■ Written exercise ■
Go through the data below and copy it exactly, skipping every picture.

## start Given information

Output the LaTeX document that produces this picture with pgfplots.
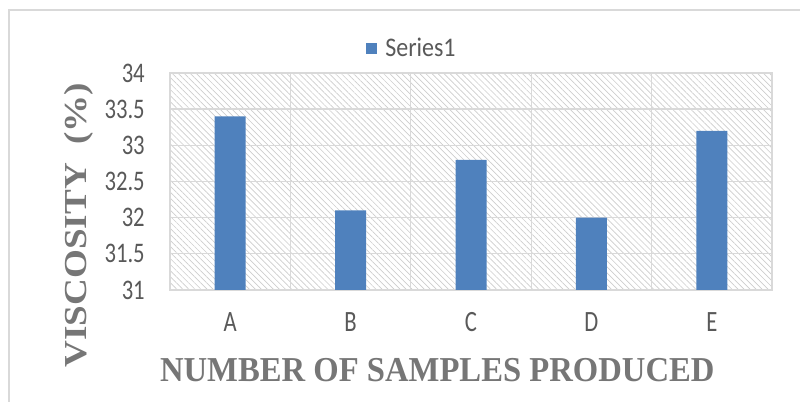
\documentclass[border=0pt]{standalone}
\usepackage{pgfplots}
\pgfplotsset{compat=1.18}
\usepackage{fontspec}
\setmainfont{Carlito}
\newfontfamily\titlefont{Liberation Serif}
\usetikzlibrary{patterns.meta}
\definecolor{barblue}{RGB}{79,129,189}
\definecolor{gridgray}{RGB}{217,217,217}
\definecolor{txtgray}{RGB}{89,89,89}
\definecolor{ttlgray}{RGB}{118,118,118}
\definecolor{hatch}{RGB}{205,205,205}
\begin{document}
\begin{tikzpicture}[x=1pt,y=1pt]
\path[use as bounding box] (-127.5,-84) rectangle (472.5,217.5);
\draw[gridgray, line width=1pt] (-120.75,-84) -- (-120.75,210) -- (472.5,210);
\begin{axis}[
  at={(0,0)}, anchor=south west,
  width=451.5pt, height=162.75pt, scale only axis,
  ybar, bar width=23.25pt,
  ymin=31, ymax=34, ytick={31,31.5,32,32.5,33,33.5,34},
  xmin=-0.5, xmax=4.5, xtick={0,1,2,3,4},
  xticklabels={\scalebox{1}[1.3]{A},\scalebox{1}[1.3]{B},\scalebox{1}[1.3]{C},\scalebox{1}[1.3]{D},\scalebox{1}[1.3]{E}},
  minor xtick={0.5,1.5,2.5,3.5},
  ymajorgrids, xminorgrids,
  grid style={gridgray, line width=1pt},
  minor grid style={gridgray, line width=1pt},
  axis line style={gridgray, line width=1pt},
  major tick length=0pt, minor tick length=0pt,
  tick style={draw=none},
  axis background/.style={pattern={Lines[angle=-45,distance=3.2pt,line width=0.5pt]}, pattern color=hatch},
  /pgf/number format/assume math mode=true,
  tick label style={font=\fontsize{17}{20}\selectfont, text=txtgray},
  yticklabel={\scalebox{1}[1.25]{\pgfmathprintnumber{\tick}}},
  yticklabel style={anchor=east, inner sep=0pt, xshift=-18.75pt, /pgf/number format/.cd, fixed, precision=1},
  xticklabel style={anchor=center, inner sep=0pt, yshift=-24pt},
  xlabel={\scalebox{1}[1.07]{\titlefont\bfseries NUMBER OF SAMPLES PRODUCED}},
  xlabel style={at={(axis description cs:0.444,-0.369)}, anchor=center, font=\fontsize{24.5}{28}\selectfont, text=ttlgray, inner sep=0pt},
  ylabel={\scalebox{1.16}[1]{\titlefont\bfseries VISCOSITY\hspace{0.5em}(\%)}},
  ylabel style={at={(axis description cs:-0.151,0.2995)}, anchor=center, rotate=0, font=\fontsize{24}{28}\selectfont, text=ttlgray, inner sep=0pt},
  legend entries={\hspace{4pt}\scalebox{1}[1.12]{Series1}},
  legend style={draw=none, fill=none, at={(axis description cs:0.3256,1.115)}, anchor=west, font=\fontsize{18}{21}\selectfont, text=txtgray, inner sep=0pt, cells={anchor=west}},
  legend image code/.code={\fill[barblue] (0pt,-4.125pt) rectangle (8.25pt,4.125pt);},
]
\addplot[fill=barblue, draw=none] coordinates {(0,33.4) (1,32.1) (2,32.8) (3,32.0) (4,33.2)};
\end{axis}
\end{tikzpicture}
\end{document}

## end Given information

■ Written answer ■
Output the LaTeX document that produces this picture with pgfplots.
\documentclass[border=0pt]{standalone}
\usepackage{pgfplots}
\pgfplotsset{compat=1.18}
\usepackage{fontspec}
\setmainfont{Carlito}
\newfontfamily\titlefont{Liberation Serif}
\usetikzlibrary{patterns.meta}
\definecolor{barblue}{RGB}{79,129,189}
\definecolor{gridgray}{RGB}{217,217,217}
\definecolor{txtgray}{RGB}{89,89,89}
\definecolor{ttlgray}{RGB}{118,118,118}
\definecolor{hatch}{RGB}{205,205,205}
\begin{document}
\begin{tikzpicture}[x=1pt,y=1pt]
\path[use as bounding box] (-127.5,-84) rectangle (472.5,217.5);
\draw[gridgray, line width=1pt] (-120.75,-84) -- (-120.75,210) -- (472.5,210);
\begin{axis}[
  at={(0,0)}, anchor=south west,
  width=451.5pt, height=162.75pt, scale only axis,
  ybar, bar width=23.25pt,
  ymin=31, ymax=34, ytick={31,31.5,32,32.5,33,33.5,34},
  xmin=-0.5, xmax=4.5, xtick={0,1,2,3,4},
  xticklabels={\scalebox{1}[1.3]{A},\scalebox{1}[1.3]{B},\scalebox{1}[1.3]{C},\scalebox{1}[1.3]{D},\scalebox{1}[1.3]{E}},
  minor xtick={0.5,1.5,2.5,3.5},
  ymajorgrids, xminorgrids,
  grid style={gridgray, line width=1pt},
  minor grid style={gridgray, line width=1pt},
  axis line style={gridgray, line width=1pt},
  major tick length=0pt, minor tick length=0pt,
  tick style={draw=none},
  axis background/.style={pattern={Lines[angle=-45,distance=3.2pt,line width=0.5pt]}, pattern color=hatch},
  /pgf/number format/assume math mode=true,
  tick label style={font=\fontsize{17}{20}\selectfont, text=txtgray},
  yticklabel={\scalebox{1}[1.25]{\pgfmathprintnumber{\tick}}},
  yticklabel style={anchor=east, inner sep=0pt, xshift=-18.75pt, /pgf/number format/.cd, fixed, precision=1},
  xticklabel style={anchor=center, inner sep=0pt, yshift=-24pt},
  xlabel={\scalebox{1}[1.07]{\titlefont\bfseries NUMBER OF SAMPLES PRODUCED}},
  xlabel style={at={(axis description cs:0.444,-0.369)}, anchor=center, font=\fontsize{24.5}{28}\selectfont, text=ttlgray, inner sep=0pt},
  ylabel={\scalebox{1.16}[1]{\titlefont\bfseries VISCOSITY\hspace{0.5em}(\%)}},
  ylabel style={at={(axis description cs:-0.151,0.2995)}, anchor=center, rotate=0, font=\fontsize{24}{28}\selectfont, text=ttlgray, inner sep=0pt},
  legend entries={\hspace{4pt}\scalebox{1}[1.12]{Series1}},
  legend style={draw=none, fill=none, at={(axis description cs:0.3256,1.115)}, anchor=west, font=\fontsize{18}{21}\selectfont, text=txtgray, inner sep=0pt, cells={anchor=west}},
  legend image code/.code={\fill[barblue] (0pt,-4.125pt) rectangle (8.25pt,4.125pt);},
]
\addplot[fill=barblue, draw=none] coordinates {(0,33.4) (1,32.1) (2,32.8) (3,32.0) (4,33.2)};
\end{axis}
\end{tikzpicture}
\end{document}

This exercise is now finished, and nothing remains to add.